### [Exercise objective]
Output the first line of the listing and each line after it, up to and including the line that contains "Chart.register(...registerables);", exactly as written, minus the pictures.

### [Source material]
────────
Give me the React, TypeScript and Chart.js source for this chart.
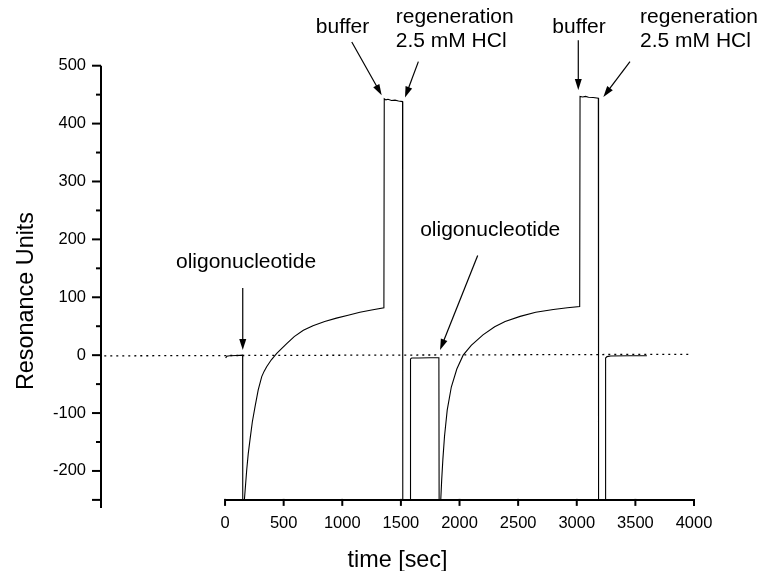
import React, { useEffect, useRef } from 'react';
import { Chart, registerables } from 'chart.js';

Chart.register(...registerables);

// ---- data ----
const timeSec = [
  5, 15, 40, 100, 150, 151, 165, 175, 185, 198, 213, 233, 256, 283, 313, 333, 355, 395, 441, 480,
  526, 590, 668, 750, 850, 950, 1050, 1150, 1250, 1355,
  1358, 1372, 1390, 1420, 1450, 1480, 1514,
  1516, 1578, 1580, 1584, 1592, 1650, 1750, 1824,
  1826, 1840, 1848, 1858, 1872, 1895, 1930, 1977, 2031, 2100, 2200, 2300, 2389, 2517, 2650, 2800, 2920, 3025,
  3028, 3050, 3075, 3100, 3140, 3184,
  3186, 3242, 3244, 3248, 3258, 3290, 3450, 3598,
];
const responseRU = [
  -5, -2, -1, -0.5, 0, -250, -250, -224, -198, -170, -146, -115, -89, -60, -37, -28, -20, -8, 3, 11,
  20, 32, 43, 51, 58, 64, 69, 74, 78, 82,
  443, 441, 442, 440, 440.5, 439, 438,
  -250, -250, -10, -6.5, -5, -5, -4.5, -4.5,
  -250, -250, -215, -180, -140, -95, -55, -24, 0, 17, 35, 49, 58, 67, 74, 79, 82, 84,
  447, 446, 447, 445.5, 445, 444,
  -250, -250, -9, -5, -2.5, -1.5, -1, -1,
];
const baselineTime = [-1030, 3970];
const baselineRU = [-1.2, 1.5];

const xTickValues = [0, 500, 1000, 1500, 2000, 2500, 3000, 3500, 4000];
const yLabelTicks = [-200, -100, 0, 100, 200, 300, 400, 500];
const yMajorTicks = [-250, -200, -100, 0, 100, 200, 300, 400, 500];
const yMinorTicks = [-150, -50, 50, 150, 250, 350, 450];
const xMin = -1058;
const xMax = 4000;
const yMin = -264;
const yMax = 500;
const xAxisLevel = -250;

const xTitle = 'time [sec]';
const yTitle = 'Resonance Units';

// annotations (text anchors and arrows in data coordinates)
const noteLines = [
  ['oligonucleotide'],
  ['buffer'],
  ['regeneration', '2.5 mM HCl'],
  ['oligonucleotide'],
  ['buffer'],
  ['regeneration', '2.5 mM HCl'],
];
const noteAlign = ['center', 'center', 'left', 'center', 'center', 'left'];
const noteX = [179, 1002, 1456, 2262, 3019, 3540];
const noteY = [150, 556, 573, 206, 556, 573];
const arrowFromX = [151, 1081, 1649, 2155, 3013, 3454];
const arrowFromY = [116, 541, 507, 172, 544, 507];
const arrowToX = [151, 1336, 1535, 1834, 3013, 3227];
const arrowToY = [9, 449, 445, 9, 458, 446];

const FONT = '"Liberation Sans", Arial, Helvetica, sans-serif';

const customPlugin = {
  id: 'customAxesNotes',
  afterDraw(chart: any) {
    const { ctx, chartArea } = chart;
    const xs = chart.scales.x;
    const ys = chart.scales.y;
    ctx.save();
    ctx.strokeStyle = '#000';
    ctx.fillStyle = '#000';
    ctx.lineWidth = 2;
    ctx.lineCap = 'butt';

    // y axis line
    const ax = chartArea.left;
    ctx.beginPath();
    ctx.moveTo(ax, ys.getPixelForValue(yMax));
    ctx.lineTo(ax, chartArea.bottom);
    ctx.stroke();
    // y ticks
    yMajorTicks.forEach((v) => {
      const py = ys.getPixelForValue(v);
      ctx.beginPath();
      ctx.moveTo(ax - 9, py);
      ctx.lineTo(ax, py);
      ctx.stroke();
    });
    yMinorTicks.forEach((v) => {
      const py = ys.getPixelForValue(v);
      ctx.beginPath();
      ctx.moveTo(ax - 5, py);
      ctx.lineTo(ax, py);
      ctx.stroke();
    });

    // x axis line
    const ay = ys.getPixelForValue(xAxisLevel);
    ctx.beginPath();
    ctx.moveTo(xs.getPixelForValue(xTickValues[0]), ay);
    ctx.lineTo(xs.getPixelForValue(xTickValues[xTickValues.length - 1]), ay);
    ctx.stroke();
    xTickValues.forEach((v) => {
      const px = xs.getPixelForValue(v);
      ctx.beginPath();
      ctx.moveTo(px, ay - 1);
      ctx.lineTo(px, ay + 6);
      ctx.stroke();
    });

    // axis titles
    ctx.font = `23.4px ${FONT}`;
    ctx.textAlign = 'center';
    ctx.textBaseline = 'alphabetic';
    ctx.fillText(xTitle, (chartArea.left + chartArea.right) / 2, 566.5);
    ctx.save();
    ctx.translate(32.5, 301);
    ctx.rotate(-Math.PI / 2);
    ctx.fillText(yTitle, 0, 0);
    ctx.restore();

    // annotations
    ctx.font = `21px ${FONT}`;
    noteLines.forEach((lines, i) => {
      ctx.textAlign = noteAlign[i] as CanvasTextAlign;
      const tx = xs.getPixelForValue(noteX[i]);
      const ty = ys.getPixelForValue(noteY[i]);
      lines.forEach((t, j) => ctx.fillText(t, tx, ty + j * 23.4));
      const x1 = xs.getPixelForValue(arrowFromX[i]);
      const y1 = ys.getPixelForValue(arrowFromY[i]);
      const x2 = xs.getPixelForValue(arrowToX[i]);
      const y2 = ys.getPixelForValue(arrowToY[i]);
      const ang = Math.atan2(y2 - y1, x2 - x1);
      const hl = 11;
      const hw = 3.5;
      ctx.lineWidth = 1.2;
      ctx.beginPath();
      ctx.moveTo(x1, y1);
      ctx.lineTo(x2 - Math.cos(ang) * hl * 0.8, y2 - Math.sin(ang) * hl * 0.8);
      ctx.stroke();
      const bx = x2 - Math.cos(ang) * hl;
      const by = y2 - Math.sin(ang) * hl;
      ctx.beginPath();
      ctx.moveTo(x2, y2);
      ctx.lineTo(bx + Math.sin(ang) * hw, by - Math.cos(ang) * hw);
      ctx.lineTo(bx - Math.sin(ang) * hw, by + Math.cos(ang) * hw);
      ctx.closePath();
      ctx.fill();
    });
    ctx.restore();
  },
};

export default function App() {
  const canvasRef = useRef<HTMLCanvasElement | null>(null);

  useEffect(() => {
    const canvas = canvasRef.current;
    if (!canvas) return;
    const sensorData = timeSec.map((t, i) => ({ x: t, y: responseRU[i] }));
    const baseData = baselineTime.map((t, i) => ({ x: t, y: baselineRU[i] }));
    const chart = new Chart(canvas, {
      type: 'line',
      data: {
        datasets: [
          {
            label: 'sensorgram',
            data: sensorData,
            borderColor: '#000',
            borderWidth: 1.1,
            pointRadius: 0,
            tension: 0,
            fill: false,
          },
          {
            label: 'baseline',
            data: baseData,
            borderColor: '#000',
            borderWidth: 1.3,
            borderDash: [2, 4],
            pointRadius: 0,
            tension: 0,
            fill: false,
          },
        ],
      },
      options: {
        animation: false,
        responsive: false,
        devicePixelRatio: 1,
        layout: { padding: { left: 0, top: 65.7, right: 65, bottom: 0 } },
        plugins: {
          legend: { display: false },
          tooltip: { enabled: false },
        },
        scales: {
          x: {
            type: 'linear',
            min: xMin,
            max: xMax,
            grid: { display: false, drawTicks: false },
            border: { display: false },
            afterBuildTicks: (s: any) => {
              s.ticks = xTickValues.map((v) => ({ value: v }));
            },
            afterFit: (s: any) => {
              s.height = 63;
            },
            ticks: {
              autoSkip: false,
              maxRotation: 0,
              padding: 6,
              color: '#000',
              font: { family: FONT, size: 16.5 },
              callback: (v: any) => String(v),
            },
          },
          y: {
            type: 'linear',
            min: yMin,
            max: yMax,
            grid: { display: false, drawTicks: false },
            border: { display: false },
            afterBuildTicks: (s: any) => {
              s.ticks = yLabelTicks.map((v) => ({ value: v }));
            },
            afterFit: (s: any) => {
              s.width = 101;
            },
            ticks: {
              autoSkip: false,
              padding: 15,
              color: '#000',
              font: { family: FONT, size: 16.5 },
              callback: (v: any) => String(v),
            },
          },
        },
      },
      plugins: [customPlugin],
    });
    return () => chart.destroy();
  }, []);

  return (
    <div style={{ position: 'fixed', left: 0, top: 0, width: 759, height: 571, background: '#fff' }}>
      <canvas ref={canvasRef} width={759} height={571} style={{ display: 'block' }} />
    </div>
  );
}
────────
### [Response to the exercise]
Give me the React, TypeScript and Chart.js source for this chart.
import React, { useEffect, useRef } from 'react';
import { Chart, registerables } from 'chart.js';

Chart.register(...registerables);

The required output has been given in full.